Iremos confrontar os conceitos relativos ao escopo mutualístico e o excedente reservados às cooperativas, o de lucro e o escopo lucrativo reservados às sociedades, bem como confrontar as cooperativas com as associações com vista a estabelecer diferenças substanciais e formais. Iremos demostrar que a criação de uma pessoa colectiva e reconhecimento de uma pessoa colectiva são duas realidades diferentes.
Os dispositivos legais que forem citados sem referência legal expressa da sua procedência, respeitam-se à Lei n.º 23/15, de 31 de Agosto – Lei das Cooperativas.
1 – Introdução
Durante 127 anos, quase um século e meio, as Cooperativas em Angola eram consideradas “sociedades comerciais de direito especial[2]”, cujo regime jurídico estava previsto nos artigos 207.º a 227.º, do Código Comercial (adiante CCom.) até 31 de Agosto de 2015, data em que cessou o ancien regime jurídico das cooperativas no CCom.[3]
Em 1966, aprovou-se o Código Civil (doravante CC), onde o artigo 157.º[4], reconhece apenas três tipos de pessoas colectivas, a saber: - “associações, fundações e sociedades”.
Em 1975, com a aprovação da Lei Constitucional (doravante LC), i.e., após Angola independente, as “cooperativas” surgem no artigo 10.º da LC, “como forma de promover o sector público para garantir as relações sociais justas ou sem classes”.
Já em 1992, de acordo com o artigo 10[5].º, da Lei Constitucional, as cooperativas surgem como um dos sectores da economia.
Sucede que, em 2004 foi aprovada a Lei n.º 1/04, de 13 de Fevereiro – Lei das Sociedades Comerciais (adiante LSC) que estatui no artigo 2.º, o princípio da tipicidade das sociedades comerciais[6], ou seja, determina os tipos de sociedades comerciais.

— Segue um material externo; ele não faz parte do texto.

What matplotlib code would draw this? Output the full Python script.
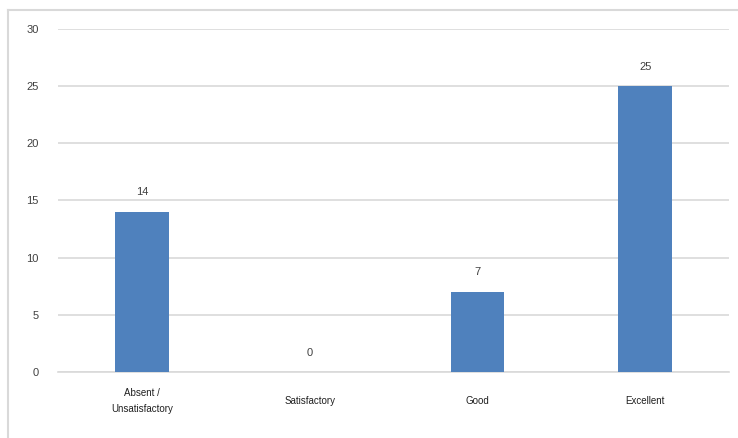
import matplotlib
matplotlib.use('Agg')
import matplotlib.pyplot as plt
from matplotlib.lines import Line2D

# ---- data ----
categories = ['Absent /\nUnsatisfactory', 'Satisfactory', 'Good', 'Excellent']
counts     = [14, 0, 7, 25]
y_ticks    = [0, 5, 10, 15, 20, 25, 30]

BAR_COLOR  = '#4F81BD'
GRID_COLOR = '#D9D9D9'
TEXT_COLOR = '#404040'

plt.rcParams['font.family'] = ['Liberation Sans', 'DejaVu Sans']

fig = plt.figure(figsize=(7.38, 4.38), dpi=100)
ax = fig.add_axes([0.0786, 0.1507, 0.9094, 0.7833])

x = range(len(categories))
ax.bar(x, counts, width=0.32, color=BAR_COLOR, zorder=3)

for xi, v in zip(x, counts):
    ax.annotate(str(v), (xi, v), xytext=(0, 14), textcoords='offset points',
                ha='center', va='center', fontsize=8, color=TEXT_COLOR)

ax.set_xlim(-0.5, len(categories) - 0.5)
ax.set_ylim(0, 30)
ax.set_yticks(y_ticks)
ax.yaxis.grid(True, color=GRID_COLOR, linewidth=1.2, zorder=0)
ax.tick_params(axis='y', length=0, pad=14, labelsize=8, labelcolor=TEXT_COLOR)
ax.tick_params(axis='x', length=0, pad=21, labelsize=7, labelcolor='#202020')
ax.set_xticks(list(x))
ax.set_xticklabels(categories, linespacing=1.75, va='center')
for s in ['top', 'right', 'left']:
    ax.spines[s].set_visible(False)
ax.spines['bottom'].set_color(GRID_COLOR)
ax.spines['bottom'].set_linewidth(1.2)

# chart frame: only the left and top edges show in the cropped original
W, H = 738, 438
fig.lines.append(Line2D([8 / W, 8 / W], [0, 1 - 10 / H], transform=fig.transFigure,
                        color=GRID_COLOR, linewidth=1.5))
fig.lines.append(Line2D([8 / W, 1], [1 - 10 / H, 1 - 10 / H], transform=fig.transFigure,
                        color=GRID_COLOR, linewidth=1.5))

fig.savefig('out.png', dpi=100)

Porém, a LSC não faz menção as “cooperativas” como um dos tipos de sociedades comerciais.
Aliás, o mais agravante é que o próprio n.º 2 do artigo 2.º, da LSC., diz claramente que as “cooperativas” continuam a reger-se pelo CCom. Quer dizer que o regime das cooperativas previsto no CCom. não tinha sido revogado com a entrada em vigor da LSC[7].
Em fevereiro de 2010, com a aprovação da Constituição da República de Angola (adiante CRA), as Cooperativas continuaram a ser consideradas como um dos sectores da economia, de acordo com o artigo 92.º desta Magna Carta.
Em 2015, foi aprovada a Lei n.º 23/15, de 31 de Agosto – Lei das Cooperativas (adiante LC) e nos termos da qual, o artigo 117.º, veio revogar, expressamente, todo o regime das cooperativas previsto no CCom., bem como quaisquer disposições que a contrariem.
A respectiva revogação expressa do antigo regime das cooperativas previstas no CCom., gerou a designada “desqualificação” das cooperativas como sociedades comerciais, ou seja, promoveu a autonomia funcional (quiçá, a substantiva) das cooperativas[8] porque tanto na definição da cooperativa, bem como no seu regime jurídico previsto na LC, vislumbra-se o caracter “dessocietário ou a dessocietarização das cooperativas”[9].
2 – Origem e a razão de ser das cooperativas
Laconicamente, as cooperativas surgiram na cidade de Rochdale, Inglaterra, quando “um reduzido número de tecelões de flanela e representantes de outras indústrias menores decidiram unir-se e cooperar para resistirem à crise […]”[10], eliminando o intermediário especulador (o empresário-patrão) através da assunção directa da actividade cooperativa pelos cooperadores.
As cooperativas surgiram “com o fim de resgatar as classes mais pobres, através da assunção e exercício directo, em seu próprio favor, da actividade de empresa no campo de consumo, do crédito, da produção[11]”. Dito de outro modo, o surgimento das cooperativas foi uma “saída para determinados males e problemas das categorias económicas débeis”[12].